- Instruction:
In the listing below, locate the line with "Emit a Python" and the line with "import plotly.graph_objects as go", then output both and everything between them exactly, minus any pictures.

:: Dataset content

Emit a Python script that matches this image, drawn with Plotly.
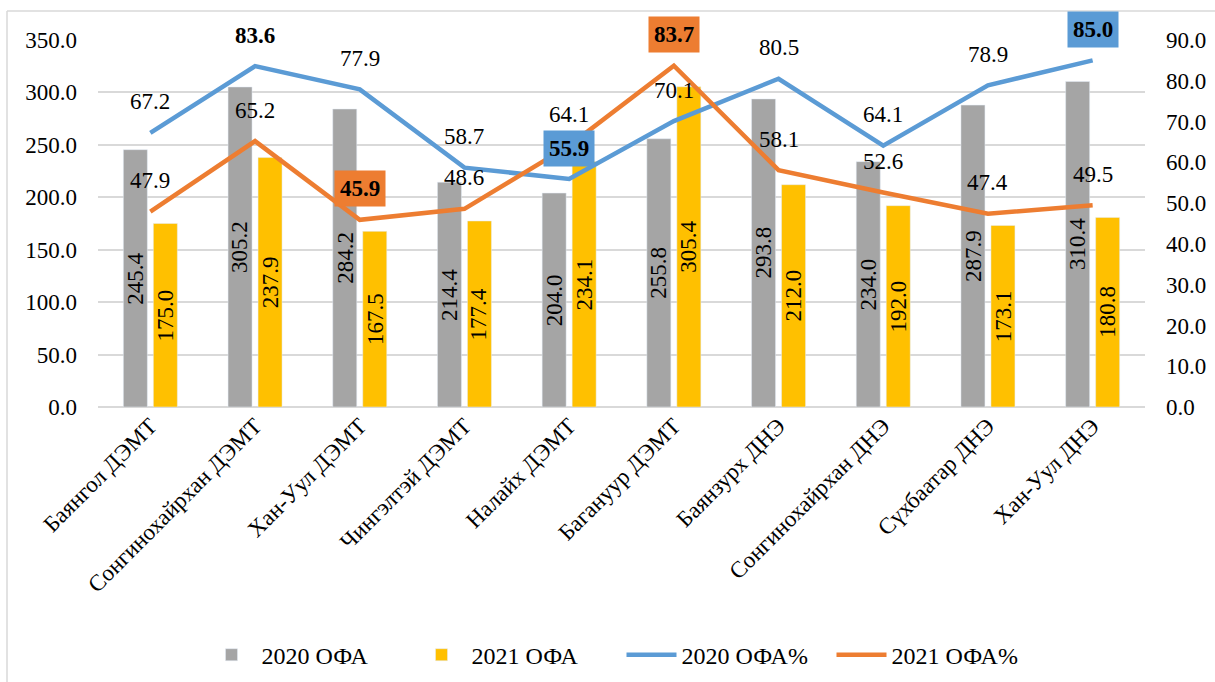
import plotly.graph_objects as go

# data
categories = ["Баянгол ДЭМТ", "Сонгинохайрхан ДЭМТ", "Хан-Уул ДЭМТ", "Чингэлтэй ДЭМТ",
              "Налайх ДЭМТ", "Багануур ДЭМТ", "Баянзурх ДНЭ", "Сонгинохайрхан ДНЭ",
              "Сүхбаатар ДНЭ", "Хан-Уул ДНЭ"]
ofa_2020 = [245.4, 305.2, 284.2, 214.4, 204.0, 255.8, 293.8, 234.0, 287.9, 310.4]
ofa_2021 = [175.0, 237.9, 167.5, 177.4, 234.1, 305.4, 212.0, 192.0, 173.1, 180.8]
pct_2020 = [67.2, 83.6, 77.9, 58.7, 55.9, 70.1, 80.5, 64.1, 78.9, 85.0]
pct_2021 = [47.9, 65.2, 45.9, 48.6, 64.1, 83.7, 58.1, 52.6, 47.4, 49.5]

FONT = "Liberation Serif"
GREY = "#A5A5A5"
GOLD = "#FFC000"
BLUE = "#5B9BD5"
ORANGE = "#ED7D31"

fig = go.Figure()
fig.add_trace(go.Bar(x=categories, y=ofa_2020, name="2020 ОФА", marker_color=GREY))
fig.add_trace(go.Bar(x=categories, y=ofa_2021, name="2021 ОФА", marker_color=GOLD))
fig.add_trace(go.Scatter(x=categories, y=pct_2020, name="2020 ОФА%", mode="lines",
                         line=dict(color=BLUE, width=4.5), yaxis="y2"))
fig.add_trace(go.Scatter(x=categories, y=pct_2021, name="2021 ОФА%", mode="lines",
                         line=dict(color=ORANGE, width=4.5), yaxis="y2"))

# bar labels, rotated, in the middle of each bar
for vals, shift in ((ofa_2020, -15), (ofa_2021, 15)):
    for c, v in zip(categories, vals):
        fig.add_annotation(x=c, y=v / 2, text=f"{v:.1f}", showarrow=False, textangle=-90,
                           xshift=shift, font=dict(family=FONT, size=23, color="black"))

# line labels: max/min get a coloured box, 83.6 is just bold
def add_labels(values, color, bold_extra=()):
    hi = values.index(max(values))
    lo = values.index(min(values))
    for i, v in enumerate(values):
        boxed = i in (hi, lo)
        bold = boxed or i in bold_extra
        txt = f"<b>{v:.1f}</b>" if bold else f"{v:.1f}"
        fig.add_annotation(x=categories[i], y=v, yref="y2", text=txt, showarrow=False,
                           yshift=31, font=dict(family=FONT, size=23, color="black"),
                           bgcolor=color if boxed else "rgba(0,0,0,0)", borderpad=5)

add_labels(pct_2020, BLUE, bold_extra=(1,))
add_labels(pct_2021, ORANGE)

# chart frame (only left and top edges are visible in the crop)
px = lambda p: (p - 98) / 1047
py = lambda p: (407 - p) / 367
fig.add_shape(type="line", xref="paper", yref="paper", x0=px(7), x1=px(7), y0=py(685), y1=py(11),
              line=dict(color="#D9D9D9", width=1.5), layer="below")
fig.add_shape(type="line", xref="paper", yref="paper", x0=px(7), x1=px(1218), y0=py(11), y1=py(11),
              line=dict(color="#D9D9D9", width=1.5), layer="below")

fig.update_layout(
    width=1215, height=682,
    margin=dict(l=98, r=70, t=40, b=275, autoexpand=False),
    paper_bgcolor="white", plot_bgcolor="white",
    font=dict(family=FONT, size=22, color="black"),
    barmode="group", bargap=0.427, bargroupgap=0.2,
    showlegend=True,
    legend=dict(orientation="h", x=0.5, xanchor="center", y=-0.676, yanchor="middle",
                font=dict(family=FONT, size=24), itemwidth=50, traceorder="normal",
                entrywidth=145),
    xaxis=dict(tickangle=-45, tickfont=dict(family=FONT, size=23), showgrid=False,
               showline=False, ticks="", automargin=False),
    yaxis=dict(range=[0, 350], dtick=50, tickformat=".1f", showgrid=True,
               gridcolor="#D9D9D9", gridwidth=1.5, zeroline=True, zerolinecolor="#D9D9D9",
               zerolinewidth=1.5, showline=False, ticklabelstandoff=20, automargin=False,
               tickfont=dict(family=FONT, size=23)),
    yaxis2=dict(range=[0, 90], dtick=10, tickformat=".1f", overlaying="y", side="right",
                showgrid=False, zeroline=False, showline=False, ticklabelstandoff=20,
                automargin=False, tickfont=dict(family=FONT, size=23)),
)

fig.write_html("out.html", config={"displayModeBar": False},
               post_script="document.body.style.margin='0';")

::::
:: Dataset content

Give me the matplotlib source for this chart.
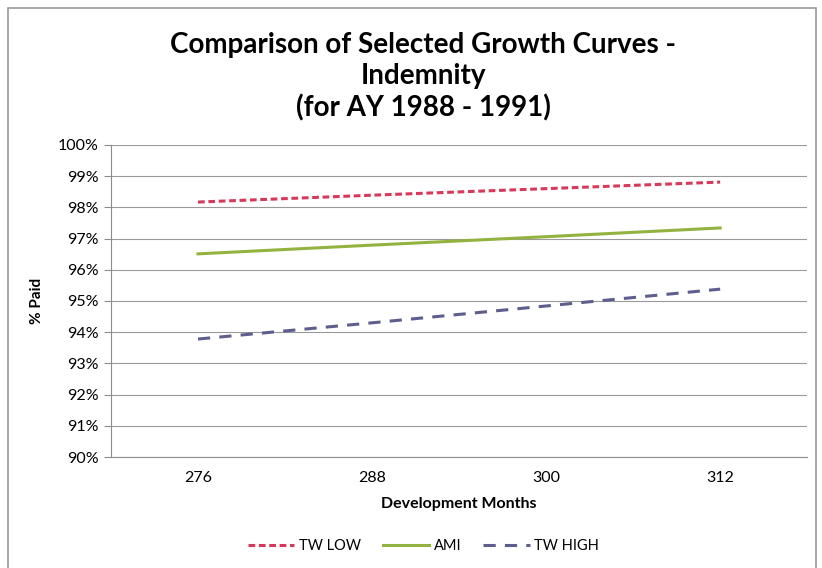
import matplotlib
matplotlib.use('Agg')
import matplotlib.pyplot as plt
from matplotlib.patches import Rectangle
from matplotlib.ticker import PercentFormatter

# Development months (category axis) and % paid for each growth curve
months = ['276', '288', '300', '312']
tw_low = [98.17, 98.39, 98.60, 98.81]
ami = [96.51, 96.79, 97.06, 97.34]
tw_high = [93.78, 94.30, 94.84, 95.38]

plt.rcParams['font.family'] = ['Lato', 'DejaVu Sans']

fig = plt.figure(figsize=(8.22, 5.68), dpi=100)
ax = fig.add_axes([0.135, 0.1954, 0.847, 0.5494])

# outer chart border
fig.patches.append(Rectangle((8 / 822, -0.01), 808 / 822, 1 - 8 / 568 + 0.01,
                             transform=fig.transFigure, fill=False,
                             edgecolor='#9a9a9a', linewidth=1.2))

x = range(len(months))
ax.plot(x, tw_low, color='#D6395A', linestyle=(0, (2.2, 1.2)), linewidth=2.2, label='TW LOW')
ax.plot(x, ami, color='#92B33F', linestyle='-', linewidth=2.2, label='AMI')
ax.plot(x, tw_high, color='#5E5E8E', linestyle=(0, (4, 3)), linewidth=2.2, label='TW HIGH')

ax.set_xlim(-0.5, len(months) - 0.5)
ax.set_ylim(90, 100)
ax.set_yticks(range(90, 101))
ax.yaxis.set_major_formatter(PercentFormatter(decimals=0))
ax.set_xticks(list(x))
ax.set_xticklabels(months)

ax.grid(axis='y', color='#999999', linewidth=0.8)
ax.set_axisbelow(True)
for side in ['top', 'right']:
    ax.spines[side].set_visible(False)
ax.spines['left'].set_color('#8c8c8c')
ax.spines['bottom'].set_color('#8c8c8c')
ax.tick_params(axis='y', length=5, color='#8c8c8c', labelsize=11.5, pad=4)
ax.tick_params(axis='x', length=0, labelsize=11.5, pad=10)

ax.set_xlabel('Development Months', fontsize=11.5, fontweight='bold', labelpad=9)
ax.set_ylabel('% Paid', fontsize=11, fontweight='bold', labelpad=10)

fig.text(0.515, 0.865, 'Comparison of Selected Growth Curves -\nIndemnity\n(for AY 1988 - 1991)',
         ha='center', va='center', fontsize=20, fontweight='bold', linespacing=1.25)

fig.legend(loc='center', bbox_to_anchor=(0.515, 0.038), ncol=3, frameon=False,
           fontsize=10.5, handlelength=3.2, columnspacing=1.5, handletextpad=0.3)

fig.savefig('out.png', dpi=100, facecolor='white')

::::

- Exercise answer:
Emit a Python script that matches this image, drawn with Plotly.
import plotly.graph_objects as go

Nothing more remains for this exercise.